Sales people will go to war over having analytics, as otherwise they don't know how effective their campaigns are, and business loves the nice dashboards there so they back them up.

The tech team decides that given the pace at which complicated interactive features are coming in going the plain html + sprinkle of vanilla javascript is untenable (partly due to whats-cool-today syndrome).

In the end you get these big, "bloated" sites as a result. What users actually want is just a small factor in all this.

2 comments

> Likewise, it doesn't matter if google analytics and the 10 thousand myriad tracking pixels take a minute to load: users shouldn't notice any difference here.

So much for me being able to open 100-200 tabs across all windows on my browser without needing more RAM.

Or even using a browser on my older phone without it feeling slow/sluggish or the browser killing the battery life of the device.

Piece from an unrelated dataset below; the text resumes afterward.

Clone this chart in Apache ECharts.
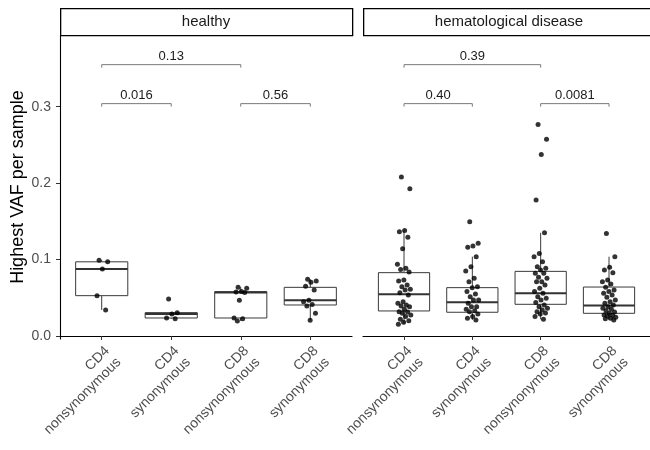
<!DOCTYPE html>
<html>
<head>
<meta charset="utf-8">
<script src="https://cdn.jsdelivr.net/npm/echarts@6/dist/echarts.min.js"></script>
<style>
  html, body { margin: 0; padding: 0; background: #fff; }
  #chart { width: 650px; height: 450px; }
</style>
</head>
<body>
<div id="chart"></div>
<script>
// Facet titles and x categories
const panels = ['healthy', 'hematological disease'];
const categories = ['CD4\nnonsynonymous', 'CD4\nsynonymous', 'CD8\nnonsynonymous', 'CD8\nsynonymous'];
const yTicks = [0, 0.1, 0.2, 0.3];

// Highest VAF per sample, healthy donors
const healthyCd4Non = [0.099, 0.097, 0.0876, 0.0527, 0.034];
const healthyCd4Syn = [0.0484, 0.0305, 0.0288, 0.0235, 0.0226];
const healthyCd8Non = [0.0636, 0.0623, 0.058, 0.0575, 0.057, 0.0466, 0.0235, 0.0226, 0.0196];
const healthyCd8Syn = [0.0741, 0.072, 0.0702, 0.065, 0.0601, 0.0466, 0.0449, 0.041, 0.0392, 0.0296, 0.0205];

// Highest VAF per sample, hematological disease
const diseaseCd4Non = [0.208, 0.1926, 0.138, 0.1364, 0.129, 0.114, 0.0937, 0.0885, 0.0871, 0.0837,
  0.0732, 0.0719, 0.0667, 0.0645, 0.061, 0.0601, 0.0566, 0.0536, 0.0449, 0.0427, 0.0405, 0.0392,
  0.0383, 0.0349, 0.0318, 0.0312, 0.0296, 0.0275, 0.0253, 0.0218, 0.0198, 0.0179, 0.0153];
const diseaseCd4Syn = [0.1494, 0.1212, 0.1176, 0.116, 0.1037, 0.0906, 0.085, 0.0754, 0.071, 0.0645,
  0.0632, 0.058, 0.0549, 0.0514, 0.0471, 0.0471, 0.0427, 0.0383, 0.0383, 0.0349, 0.0331, 0.0318,
  0.0288, 0.0253, 0.0231, 0.0209];
const diseaseCd8Non = [0.2767, 0.2575, 0.2375, 0.1778, 0.135, 0.108, 0.1037, 0.0971, 0.0906, 0.0885,
  0.0863, 0.082, 0.082, 0.0767, 0.0754, 0.071, 0.071, 0.0667, 0.0623, 0.058, 0.0558, 0.0514, 0.0493,
  0.0471, 0.0436, 0.0405, 0.0383, 0.0362, 0.034, 0.0318, 0.03, 0.0288, 0.0253, 0.0218];
const diseaseCd8Syn = [0.1342, 0.1037, 0.0898, 0.0863, 0.0828, 0.0732, 0.071, 0.068, 0.0636, 0.0601,
  0.058, 0.0558, 0.0536, 0.0506, 0.0471, 0.0449, 0.0427, 0.0405, 0.0383, 0.0362, 0.0349, 0.0331,
  0.0314, 0.0296, 0.0275, 0.027, 0.0261, 0.0244, 0.023, 0.0226, 0.0209];

// Box summaries: [lower whisker, Q1, median, Q3, upper whisker]
const healthyBoxes = [
  [0.034, 0.0527, 0.0876, 0.097, 0.099],
  [0.0226, 0.0235, 0.0288, 0.0305, 0.0305],
  [0.0196, 0.0235, 0.057, 0.058, 0.0636],
  [0.0205, 0.0405, 0.0466, 0.0636, 0.0741]
];
const diseaseBoxes = [
  [0.0153, 0.0327, 0.0545, 0.0828, 0.1386],
  [0.0209, 0.031, 0.044, 0.0632, 0.1037],
  [0.0218, 0.0414, 0.0558, 0.0845, 0.135],
  [0.0209, 0.0296, 0.0397, 0.064, 0.1037]
];

// Pairwise comparisons: [from category, to category, bracket height, p-value label]
const healthyTests = [[1, 2, 0.304, '0.016'], [3, 4, 0.304, '0.56'], [1, 3, 0.355, '0.13']];
const diseaseTests = [[1, 2, 0.304, '0.40'], [3, 4, 0.304, '0.0081'], [1, 3, 0.355, '0.39']];

const FONT = '"Liberation Sans", Arial, sans-serif';
const Y_MIN = -0.004, Y_MAX = 0.3938;
const PANEL_TOP = 35, PANEL_H = 304, PANEL_W = 292;
const panelLeft = [60, 363];

// even horizontal spread of points around each category centre
function spread(i) {
  const f = (i * 0.6180339887 + 0.31) % 1;
  return (f - 0.5) * 0.2;
}

function pointsFor(groups) {
  const out = [];
  groups.forEach((vals, g) => {
    vals.forEach((v, i) => out.push([g + 1 + spread(i), v]));
  });
  return out;
}

function boxRender(params, api) {
  const x = api.value(0);
  const half = 0.375;
  const lo = api.coord([x, api.value(1)]);
  const q1 = api.coord([x, api.value(2)]);
  const md = api.coord([x, api.value(3)]);
  const q3 = api.coord([x, api.value(4)]);
  const hi = api.coord([x, api.value(5)]);
  const l = api.coord([x - half, 0])[0];
  const r = api.coord([x + half, 0])[0];
  const stroke = { stroke: '#3a3a3a', lineWidth: 1, fill: null };
  return {
    type: 'group',
    children: [
      { type: 'line', shape: { x1: lo[0], y1: q1[1], x2: lo[0], y2: lo[1] }, style: stroke },
      { type: 'line', shape: { x1: hi[0], y1: q3[1], x2: hi[0], y2: hi[1] }, style: stroke },
      { type: 'rect', shape: { x: l, y: q3[1], width: r - l, height: q1[1] - q3[1] },
        style: { stroke: '#3a3a3a', lineWidth: 1, fill: '#ffffff' } },
      { type: 'line', shape: { x1: l, y1: md[1], x2: r, y2: md[1] },
        style: { stroke: '#333333', lineWidth: 2 } }
    ]
  };
}

function bracketSeries(tests, idx) {
  const labels = tests.map(t => t[3]);
  return {
    type: 'custom', xAxisIndex: idx, yAxisIndex: idx, z: 5,
    data: tests.map(t => [t[0], t[1], t[2]]),
    renderItem: (params, api) => {
      const a = api.coord([api.value(0), api.value(2)]);
      const b = api.coord([api.value(1), api.value(2)]);
      const tip = 3;
      return {
        type: 'group',
        children: [
          { type: 'polyline',
            shape: { points: [[a[0], a[1] + tip], [a[0], a[1]], [b[0], b[1]], [b[0], b[1] + tip]] },
            style: { stroke: '#7a7a7a', lineWidth: 1, fill: null } },
          { type: 'text',
            style: { text: labels[params.dataIndex], x: (a[0] + b[0]) / 2, y: a[1] - 2,
              align: 'center', verticalAlign: 'bottom', font: '13px ' + FONT, fill: '#1a1a1a' } }
        ]
      };
    }
  };
}

const xAxes = panelLeft.map((_, i) => ({
  type: 'value', gridIndex: i, min: 0.4, max: 4.6,
  splitLine: { show: false },
  axisLine: { lineStyle: { color: '#000', width: 1.1 } },
  axisTick: { customValues: [1, 2, 3, 4], length: 4, lineStyle: { color: '#333' } },
  axisLabel: {
    customValues: [1, 2, 3, 4], rotate: 45, margin: 4,
    formatter: v => categories[Math.round(v) - 1],
    color: '#4d4d4d', fontSize: 14, fontFamily: FONT, lineHeight: 16,
    align: 'right', verticalAlign: 'top'
  }
}));

const yAxes = panelLeft.map((_, i) => ({
  type: 'value', gridIndex: i, min: Y_MIN, max: Y_MAX,
  show: i === 0,
  name: i === 0 ? 'Highest VAF per sample' : '',
  nameLocation: 'middle', nameGap: 33,
  nameTextStyle: { fontSize: 18, fontFamily: FONT, color: '#000' },
  splitLine: { show: false },
  axisLine: { show: true, lineStyle: { color: '#000', width: 1.1 } },
  axisTick: { show: true, customValues: yTicks, length: 4, lineStyle: { color: '#333' } },
  axisLabel: { customValues: yTicks, formatter: v => v.toFixed(1), color: '#4d4d4d',
    fontSize: 14, fontFamily: FONT, margin: 9 }
}));

const strips = [];
panels.forEach((name, i) => {
  strips.push({
    type: 'rect', left: panelLeft[i], top: 8,
    shape: { width: PANEL_W, height: 27 },
    style: { fill: '#fff', stroke: '#000', lineWidth: 1.3 }
  });
  strips.push({
    type: 'text', x: panelLeft[i] + PANEL_W / 2, y: 22,
    style: { text: name, align: 'center', verticalAlign: 'middle', font: '15px ' + FONT, fill: '#1a1a1a' }
  });
});

const chart = echarts.init(document.getElementById('chart'), null, { renderer: 'canvas' });
chart.setOption({
  animation: false,
  backgroundColor: '#fff',
  grid: panelLeft.map(l => ({ left: l, top: PANEL_TOP, width: PANEL_W, height: PANEL_H })),
  xAxis: xAxes,
  yAxis: yAxes,
  graphic: strips,
  series: [
    { type: 'custom', xAxisIndex: 0, yAxisIndex: 0, renderItem: boxRender, z: 2,
      data: healthyBoxes.map((b, i) => [i + 1].concat(b)) },
    { type: 'custom', xAxisIndex: 1, yAxisIndex: 1, renderItem: boxRender, z: 2,
      data: diseaseBoxes.map((b, i) => [i + 1].concat(b)) },
    { type: 'scatter', xAxisIndex: 0, yAxisIndex: 0, symbolSize: 5, z: 3,
      itemStyle: { color: '#000' },
      data: pointsFor([healthyCd4Non, healthyCd4Syn, healthyCd8Non, healthyCd8Syn]) },
    { type: 'scatter', xAxisIndex: 1, yAxisIndex: 1, symbolSize: 5, z: 3,
      itemStyle: { color: '#000' },
      data: pointsFor([diseaseCd4Non, diseaseCd4Syn, diseaseCd8Non, diseaseCd8Syn]) },
    bracketSeries(healthyTests, 0),
    bracketSeries(diseaseTests, 1)
  ]
});
</script>
</body>
</html>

To clarify for the downvoters: my point is that it might not matter for the average user for whom the site is optimized, they might be able to tolerate ads, autoplaying videos, popups, incredible waste of resources just to get visually attractive UI etc. and be none the wiser about any of it (possibly not even knowing that things could be different), but it definitely matters for people who want more out of web in regards to usability.

In my eyes, there's little difference between the current state of web and using Electron for desktop applications instead of native solutions, both seem to be driven by financial initiatives and result in a degraded experience, playing directly into Wirth's law and thus making interfacing with computers worse as a whole (though admittedly the state of the web feels more malicious than a team wanting one Electron codebase for multiple platforms).

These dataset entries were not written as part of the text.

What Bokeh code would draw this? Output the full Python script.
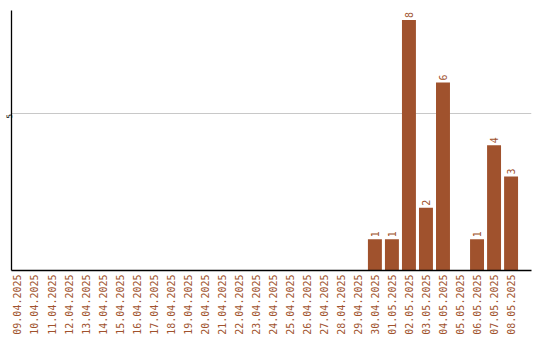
import math
from bokeh.plotting import figure
from bokeh.models import ColumnDataSource, FixedTicker, Range1d
from bokeh.core.properties import value
from bokeh.embed import file_html
from bokeh.resources import INLINE

dates = ["09.04.2025", "10.04.2025", "11.04.2025", "12.04.2025", "13.04.2025",
         "14.04.2025", "15.04.2025", "16.04.2025", "17.04.2025", "18.04.2025",
         "19.04.2025", "20.04.2025", "21.04.2025", "22.04.2025", "23.04.2025",
         "24.04.2025", "25.04.2025", "26.04.2025", "27.04.2025", "28.04.2025",
         "29.04.2025", "30.04.2025", "01.05.2025", "02.05.2025", "03.05.2025",
         "04.05.2025", "05.05.2025", "06.05.2025", "07.05.2025", "08.05.2025"]
counts = [0, 0, 0, 0, 0, 0, 0, 0, 0, 0,
          0, 0, 0, 0, 0, 0, 0, 0, 0, 0,
          0, 1, 1, 8, 2, 6, 0, 1, 4, 3]
y_ticks = [5]

BAR = "#A0522D"
FONT = "DejaVu Sans Mono"

xs = list(range(len(dates)))
src = ColumnDataSource(dict(x=xs, y=counts))

p = figure(width=540, height=340, output_backend="svg", toolbar_location=None,
           x_range=Range1d(-0.35, 30.2), y_range=Range1d(0, 8.3),
           min_border_left=0, min_border_right=9, min_border_top=10, min_border_bottom=70)
p.outline_line_color = None
p.background_fill_color = "white"
p.border_fill_color = "white"

p.vbar(x="x", top="y", width=0.82, source=src, color=BAR, line_color=None)
nz = ColumnDataSource(dict(x=[x for x, c in zip(xs, counts) if c > 0],
                           y=[c for c in counts if c > 0],
                           lbl=[str(c) for c in counts if c > 0]))
p.text(x="x", y="y", text="lbl", source=nz, angle=math.pi / 2,
       text_align="left", text_baseline="middle", x_offset=0, y_offset=-2,
       text_font=value(FONT), text_font_size="10px", text_color=BAR)

p.xaxis.ticker = FixedTicker(ticks=xs)
p.xaxis.major_label_overrides = {i: d for i, d in enumerate(dates)}
p.xaxis.major_label_orientation = math.pi / 2
p.xaxis.major_label_text_font = FONT
p.xaxis.major_label_text_font_size = "10px"
p.xaxis.major_label_text_color = BAR
p.xaxis.major_tick_out = 0
p.xaxis.major_tick_in = 0
p.xaxis.minor_tick_out = 0
p.xaxis.minor_tick_in = 0
p.xaxis.axis_line_color = "black"
p.xaxis.axis_line_width = 1.3
p.xaxis.major_label_standoff = 4

p.yaxis.ticker = FixedTicker(ticks=y_ticks)
p.yaxis.major_label_orientation = math.pi / 2
p.yaxis.major_label_text_font = FONT
p.yaxis.major_label_text_font_size = "7.5px"
p.yaxis.major_label_text_color = "black"
p.yaxis.major_tick_out = 0
p.yaxis.major_tick_in = 0
p.yaxis.minor_tick_out = 0
p.yaxis.minor_tick_in = 0
p.yaxis.axis_line_color = "black"
p.yaxis.axis_line_width = 1.3
p.yaxis.major_label_standoff = 2

p.xgrid.grid_line_color = None
p.ygrid.ticker = FixedTicker(ticks=y_ticks)
p.ygrid.grid_line_color = "#c8c8c8"

open("out.html", "w").write(file_html(p, INLINE))
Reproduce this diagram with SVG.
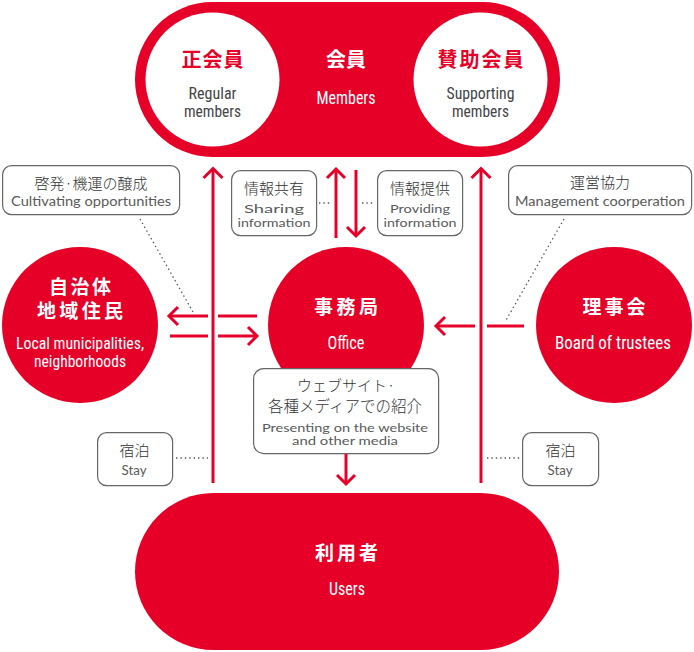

Hey, I said "users", not "evil hackers doing weird things" ;)

The sad thing is that this isn't entirely a joke. I've brought up those kind of issues in executive meetings in the past (trying to exterminate battery-draining animations being a particular crusade of mine).

The response is a mix of blank stares, mild interest... and a quick dismissal from the top dog in the room, along the lines of: "That's certainly something to consider, but I think we have more pressing matters in our hands. Let's keep these on the back burner."

I don't even try anymore :(

I've definitely run into this in my own past as well. On one hand, you can understand the business incentives - ship something relatively quickly, have it look good enough to attract attention or at least not scare anyone away.

For example, compare the front pages of SourceHut (a lovely and lightweight project) https://sourcehut.org/ and GitLab (a really good self-hostable solution with plenty of features) https://about.gitlab.com/

One of those would capture the attention of most people better, so that's what the market will optimize for at large, unfortunately also sometimes pushing focusing on other things with less visibility (to the average user) to the back.

For the simpler things, not asking for permission can be a good idea (depending on the environment and circumstances) - a line that i heard in a software development conference once was: "You don't ask your manager for permission to write tests for your code, so why should you for making other similar decisions that are essentially just doing your job well?"

Of course, then you also become responsible for the potential impact of those changes and things going wrong, so it works better on simpler cases/optimizations and only as long as the things you're changing are simple enough to have almost no impactful bugs or you have enough tests in place to catch any.

Other times you can succeed by adopting a data driven approach and a healthy helping of taking initiative: "Hey, our automated performance tests indicate a regression in page load times of X% after version Y, which, according to these random but serious looking studies and posts might result in lost potential conversions and could cost us Z$ the following year. I've described these problems and what to do in Jira issue #W and have escalated the priority to 2, so that's what i plan on doing this week. Any questions?"

The "if done right" portions of the comment are huge ifs though and almost no one does it right.